I tend to think market forces and self-determination should help these issues self-moderate! Some folks choose stressful jobs for a reason, other people choose other types of jobs, and others decide what they’re doing or where they’re working has become too stressful for their level of comfort… and then they move on. They don’t grab the ear of the GOVERNMENT and use its coercive power to change the way the job is constructed.
But I understand this isn’t exactly a hewn cry from the people–just the nanny state protecting people from themselves again.

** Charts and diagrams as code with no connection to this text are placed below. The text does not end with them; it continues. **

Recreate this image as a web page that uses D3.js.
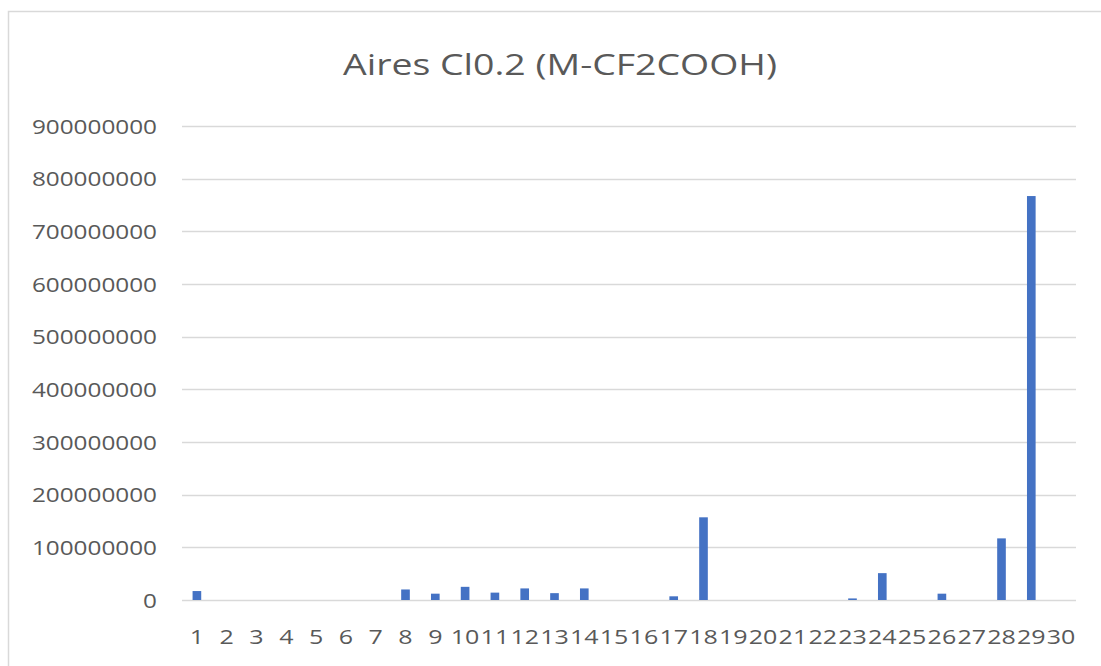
<!DOCTYPE html>
<html>
<head>
<meta charset="utf-8">
<script src="https://cdn.jsdelivr.net/npm/d3@7"></script>
<style>
html,body{margin:0;padding:0;background:#fff;}
svg{display:block;}
</style>
</head>
<body>
<svg id="chart" width="1101" height="666"></svg>
<script>
const chartTitle = "Aires Cl0.2 (M-CF2COOH)";
const categories = ["1","2","3","4","5","6","7","8","9","10","11","12","13","14","15","16","17","18","19","20","21","22","23","24","25","26","27","28","29","30"];
const values = [17e6,0,0,0,0,0,0,20e6,12e6,25e6,14e6,22e6,13e6,22e6,0,0,7e6,157e6,0,0,0,0,3e6,51e6,0,12e6,0,117e6,767e6,0];
const yTicks = [0,100000000,200000000,300000000,400000000,500000000,600000000,700000000,800000000,900000000];

const svg = d3.select("#chart");
const W = 1101, H = 666;
svg.append("rect").attr("width",W).attr("height",H).attr("fill","#fff");
// chart area border
svg.append("rect").attr("x",8.5).attr("y",11.5).attr("width",1200).attr("height",800)
  .attr("fill","none").attr("stroke","#d9d9d9").attr("stroke-width",1.5);

const plot = {left:182, right:1076, top:126, bottom:600};
const x = d3.scaleBand().domain(categories).range([plot.left, plot.right]).padding(0);
const y = d3.scaleLinear().domain([0,900000000]).range([plot.bottom, plot.top]);

const font = "'Open Sans', 'DejaVu Sans', sans-serif";
const textColor = "#595959";

// gridlines
svg.append("g").selectAll("line").data(yTicks).join("line")
  .attr("x1",plot.left).attr("x2",plot.right)
  .attr("y1",d=>Math.round(y(d))+0.5).attr("y2",d=>Math.round(y(d))+0.5)
  .attr("stroke","#d9d9d9").attr("stroke-width",1.5);

// y axis labels via d3 axis
const yAxis = d3.axisLeft(y).tickValues(yTicks).tickFormat(d3.format("d")).tickSize(0).tickPadding(0);
const gy = svg.append("g").attr("transform","translate(157,0)").call(yAxis);
gy.select(".domain").remove();
gy.selectAll("text").attr("font-family",font).attr("font-size",20).attr("fill",textColor)
  .attr("dy","0.36em")
  .each(function(d){ const n = String(d).length; d3.select(this).attr("textLength", n*13.9).attr("lengthAdjust","spacingAndGlyphs"); });

// bars
const barW = x.bandwidth()*0.29;
svg.append("g").selectAll("rect").data(values.map((v,i)=>({c:categories[i],v}))).join("rect")
  .attr("x",d=>x(d.c)+x.bandwidth()/2-barW/2)
  .attr("width",barW)
  .attr("y",d=>y(d.v))
  .attr("height",d=>y(0)-y(d.v))
  .attr("fill","#4472C4");

// x axis labels
const xAxis = d3.axisBottom(x).tickSize(0).tickPadding(0);
const gx = svg.append("g").attr("transform","translate(0,644)").call(xAxis);
gx.select(".domain").remove();
gx.selectAll("text").attr("font-family",font).attr("font-size",20).attr("fill",textColor)
  .attr("dy",0).attr("y",0)
  .each(function(d){ d3.select(this).attr("textLength", d.length*14.3).attr("lengthAdjust","spacingAndGlyphs"); });

// title
svg.append("text").attr("x",560).attr("y",75).attr("text-anchor","middle")
  .attr("font-family",font).attr("font-size",30).attr("fill",textColor)
  .attr("textLength",434).attr("lengthAdjust","spacingAndGlyphs")
  .text(chartTitle);
</script>
</body>
</html>
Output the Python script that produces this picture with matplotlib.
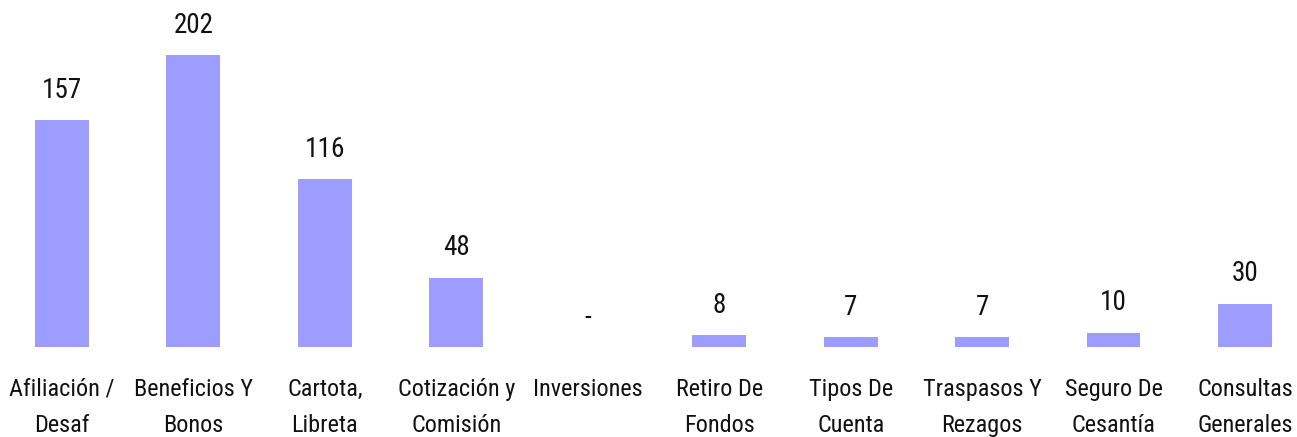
import matplotlib
matplotlib.use("Agg")
from matplotlib import pyplot as plt

# Data
categories = [
    "Afiliación /\nDesaf",
    "Beneficios Y\nBonos",
    "Cartota,\nLibreta",
    "Cotización y\nComisión",
    "Inversiones",
    "Retiro De\nFondos",
    "Tipos De\nCuenta",
    "Traspasos Y\nRezagos",
    "Seguro De\nCesantía",
    "Consultas\nGenerales",
]
values = [157, 202, 116, 48, 0, 8, 7, 7, 10, 30]

BAR_COLOR = "#9d9dff"
FONT = ["Roboto Condensed", "Archivo Narrow", "DejaVu Sans"]

plt.rcParams["font.family"] = FONT

fig = plt.figure(figsize=(12.97, 4.37), dpi=100)
ax = fig.add_axes([0, 90 / 437, 1, 347 / 437])

x = list(range(len(values)))
ax.bar(x, values, width=0.41, color=BAR_COLOR)

for xi, v in zip(x, values):
    label = "-" if v == 0 else str(v)
    ax.annotate(label, (xi, v), xytext=(0, 16), textcoords="offset points",
                ha="center", va="baseline", fontsize=19.5, color="#111111")

ax.set_xlim(-0.4717, 9.396)
ax.set_ylim(0, 240)
ax.set_xticks(x)
ax.set_xticklabels(categories, fontsize=17.5, color="#111111", linespacing=1.72)
ax.tick_params(axis="x", length=0, pad=22)
ax.set_yticks([])
for s in ax.spines.values():
    s.set_visible(False)

fig.savefig("out.png", dpi=100)
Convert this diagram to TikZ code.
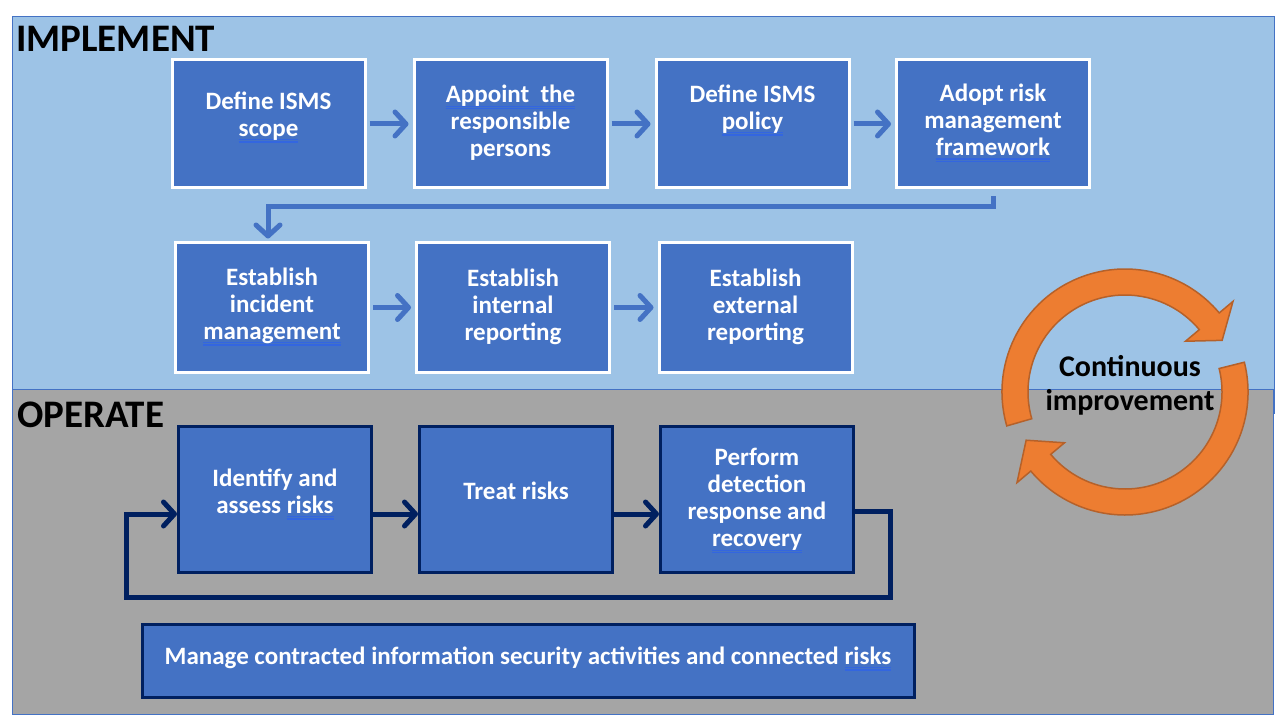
\documentclass[tikz,border=0pt]{standalone}
\usepackage{fontspec}
\setmainfont{Carlito}
\usetikzlibrary{arrows.meta,calc}
\definecolor{panelblue}{HTML}{9DC3E6}
\definecolor{panelgray}{HTML}{A5A5A5}
\definecolor{edgeblue}{HTML}{4472C4}
\definecolor{boxblue}{HTML}{4472C4}
\definecolor{navy}{HTML}{002060}
\definecolor{orangef}{HTML}{ED7D31}
\definecolor{oranged}{HTML}{B5612A}
\definecolor{splc}{HTML}{3366E0}
\newlength\splw
\newcommand\spl[1]{\settowidth\splw{#1}\rlap{\color{splc}\rule[-4pt]{\splw}{1.1pt}\kern-\splw\rule[-6.5pt]{\splw}{1.1pt}}#1}
\tikzset{
  wbox/.style={rectangle, draw=white, line width=3pt, fill=boxblue, inner sep=0pt, minimum width=193pt, minimum height=128pt},
  nbox/.style={wbox, draw=navy, minimum height=146pt},
  txt/.style={text=white, font=\fontsize{25}{27}\selectfont\bfseries, align=center, inner sep=0pt},
  lbl/.style={font=\fontsize{39}{44}\selectfont\bfseries, inner sep=0pt, text=black},
  barr/.style={draw=boxblue, line width=5pt, -{Straight Barb[length=11pt,width=24pt,round]}},
  narr/.style={draw=navy, line width=5pt, -{Straight Barb[length=11pt,width=24pt,round]}},
  ring/.style={fill=orangef, draw=oranged, line width=1.5pt}
}
\begin{document}
\begin{tikzpicture}[x=1pt,y=-1pt]
\useasboundingbox (0,0) rectangle (1285,727);
\fill[white] (0,0) rectangle (1285,727);
% panels
\draw[edgeblue, fill=panelblue, line width=1pt] (12,17) rectangle (1274,413);
\draw[edgeblue, fill=panelgray, line width=1pt] (12,389) rectangle (1273,714);
\node[lbl, anchor=base west] (impl) at (16,52) {IMPLEMENT};
\node[lbl, anchor=base west] (oper) at (17,427) {OPERATE};
% implement row 1
\node[wbox] (b1) at (268.5,124) {};
\node[wbox] (b2) at (510.5,124) {};
\node[wbox] (b3) at (752.5,124) {};
\node[wbox] (b4) at (993,124) {};
\node[txt] (t1) at ($(b1.center)+(0,-7)$) {Define ISMS\\\spl{scope}};
\node[txt] (t2) at ($(b2.center)+(0,-1)$) {\spl{Appoint\ \ the}\\responsible\\persons};
\node[txt] (t3) at ($(b3.center)+(0,-14)$) {Define ISMS\\\spl{policy}};
\node[txt] (t4) at ($(b4.center)+(0,-1)$) {Adopt risk\\management\\\spl{framework}};
% implement row 2
\node[wbox, minimum height=129pt] (b5) at (272,307.5) {};
\node[wbox, minimum height=129pt] (b6) at (513,307.5) {};
\node[wbox, minimum height=129pt] (b7) at (755.5,307.5) {};
\node[txt] (t5) at ($(b5.center)+(0,-1)$) {Establish\\incident\\\spl{management}};
\node[txt] (t6) at ($(b6.center)+(0,-1)$) {Establish\\internal\\reporting};
\node[txt] (t7) at ($(b7.center)+(0,-1)$) {Establish\\external\\reporting};
% operate
\node[nbox] (b8) at (275,499) {};
\node[nbox] (b9) at (516,499) {};
\node[nbox] (b10) at (757,499) {};
\node[txt] (t8) at ($(b8.center)+(0,-5)$) {Identify and\\assess \spl{risks}};
\node[txt] (t9) at ($(b9.center)+(0,-8)$) {Treat risks};
\node[txt] (t10) at ($(b10.center)+(0,2)$) {Perform\\detection\\response and\\\spl{recovery}};
\node[nbox, minimum width=772pt, minimum height=73pt] (b11) at (528,660.5) {};
\node[txt] (t11) at ($(b11.center)+(0,-2)$) {Manage contracted information security activities and connected \spl{risks}};
% implement arrows
\draw[barr, shorten <=3pt, shorten >=4pt] (b1.east) -- (b2.west);
\draw[barr, shorten <=3pt, shorten >=4pt] (b2.east) -- (b3.west);
\draw[barr, shorten <=3pt, shorten >=4pt] (b3.east) -- (b4.west);
\coordinate (turn) at (0,207);
\draw[barr, shorten <=7pt, shorten >=3pt] (b4.south) -- (b4.south |- turn) -| ($(b5.north)+(-4,0)$);
\draw[barr, shorten <=3pt, shorten >=4pt] (b5.east) -- (b6.west);
\draw[barr, shorten <=3pt, shorten >=4pt] (b6.east) -- (b7.west);
% operate arrows
\draw[narr] ($(b8.east)+(0,15)$) -- ($(b9.west)+(0,15)$);
\draw[narr] ($(b9.east)+(0,15)$) -- ($(b10.west)+(0,15)$);
\coordinate (fbR) at (890,597);
\coordinate (fbL) at (126,597);
\draw[narr] ($(b10.east)+(-2,12)$) -| (fbR) -- (fbL) |- ($(b8.west)+(0,15)$);
% continuous improvement ring
\begin{scope}[shift={(1125,392)}]
\filldraw[ring] (-196:123) arc[start angle=-196, end angle=-40, radius=123] -- (-40:141) -- (-28:110) -- (-40:79) -- (-40:97) arc[start angle=-40, end angle=-196, radius=97] -- cycle;
\filldraw[ring] (-14:123) arc[start angle=-14, end angle=140, radius=123] -- (140:141) -- (154:110) -- (140:79) -- (140:97) arc[start angle=140, end angle=-14, radius=97] -- cycle;
\end{scope}
\node[font=\fontsize{30}{34}\selectfont\bfseries, align=center, inner sep=0pt] (ci) at (1130,385) {Continuous\\improvement};
\end{tikzpicture}
\end{document}
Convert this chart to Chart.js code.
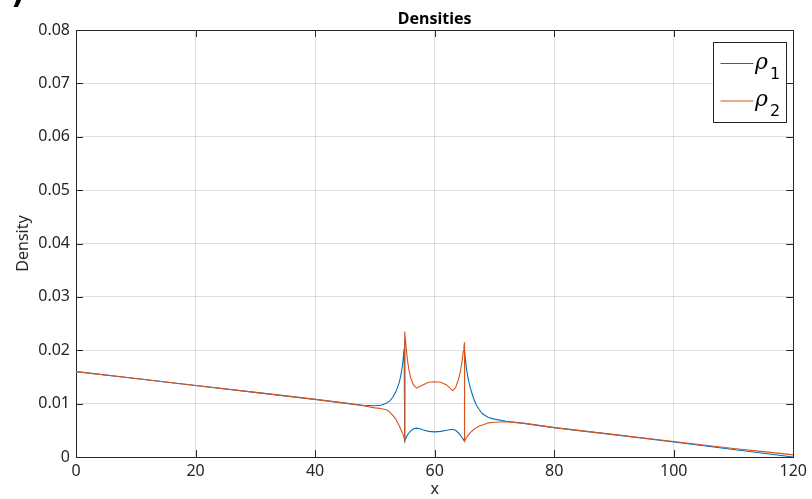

I *could* see this happening in the US at some point. Since 16, when I started working, I’ve been frustrated with some of the existing laws meant to guard me from the “tyranny” of gainful employ. I wish I could have just made a covenant with my employer and left the government regs out of it.
If it comes here, I expect a Stossel special to illuminate how utterly wrong-headed it is (and of course he always plays devil’s advocate, so the first thing he’ll say is “the United States of Europe and the UK have had strong state-regulated stress-level ceilings for years, so why shouldn’t we?”).
This is the sort of thing for which words seem inadequate. Upon reading it, I had that ineffable “welcome to our planet, Earthling” feeling that overcomes me only in the presence of the most extraordinary irrationalities.
Britons, the time has come to put an end to this nonsense. Your civilization is at stake.
The very wankers that take advantage of laws like this are also the first to bleat when the boss closes down the plant and ships the manufacturing jobs to China, or the data processing and telephone-assistance jobs to India.
if you read the report you’ll see it was based on a study of civil servants over the last few years. Hence the stress standards are designed for them , not you private sector fools.
But there’s a point here – with the taxes you’re paying your already working for HMG, so maybe they’re appropriate.
David,
Just a suggestion for on-going editorial content, but why not run a weekly check on the Guardian jobfest. The impressive size and range of the Wednesday supplement is, frankly, a national scandal. It is where government gets bigger and it ought to be a prime target for libertarians. I am sure Samizdat could make creative use of it.